Second, the intermediaries that change that database are a decentralized network of people (“miners”) running special Bitcoin software, rather than banks running their own private software systems.

Is Bitcoin money?

When addressing the first question, it is important to note that our normal money is also just tokens—whether in a digital form or in a symbolic paper or metal form—which people move around either by editing databases (electronic money) or by literally handing over the symbolic physical representation (cash). The construction of the perceived value of the euro or the yen is a historical process involving deep cultural and political dynamics.

The value of a US dollar is underpinned by enormous network effects, the fact that hundreds of millions of people implicitly agree that the tokens represent value and the fact that the tokens are deeply anchored in a vast real economy. The fact that so many people are interdependently locked into usage of such tokens makes it incredibly difficult for anyone to deny their perceived value, and if they do so they will tend to find themselves excluded from economic life.
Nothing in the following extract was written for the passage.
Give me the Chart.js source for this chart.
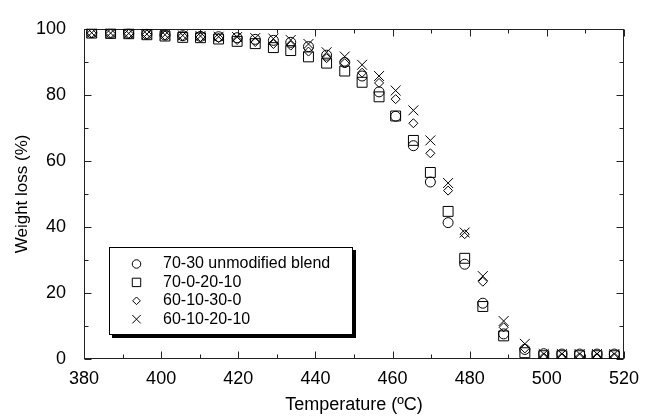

To get such tokens into such a central economic position does not come easily—it involves deep interplays between state power, central banks, commercial banks, institutions that protect property title, and the redeemability of legal tender to pay taxes and other debts—but once a monetary standard is established it is very difficult to dislodge.

4 Bitcoin, by contrast to a token like the South African rand, has no geographically and politically discreet real economy in which it is dominant. It thus does not tend to be a primary unit of pricing in any economy—very few vendors explicitly price their goods in terms of Bitcoin as a unit of account—and it is also not widely perceived as a means of exchange. 

Thus, while it has the potential to be a currency unit, in practice few people actually use, or perceive, Bitcoin as money in a traditional sense. 5 This has led some national authorities to characterize it as a digital asset rather than a currency. In this sense it bears some resemblance to gold, which similarly has ambiguity as to whether it should be perceived as an asset or as a form of money.

For now, though, it suffices to say that

Bitcoin is a digital token that can be moved between parties, and

the token has market value in terms of major national currencies (the token can be exchanged for dollars, pounds and other currencies) and

it is sporadically used— albeit often in small amounts—in exchange for real world goods and services.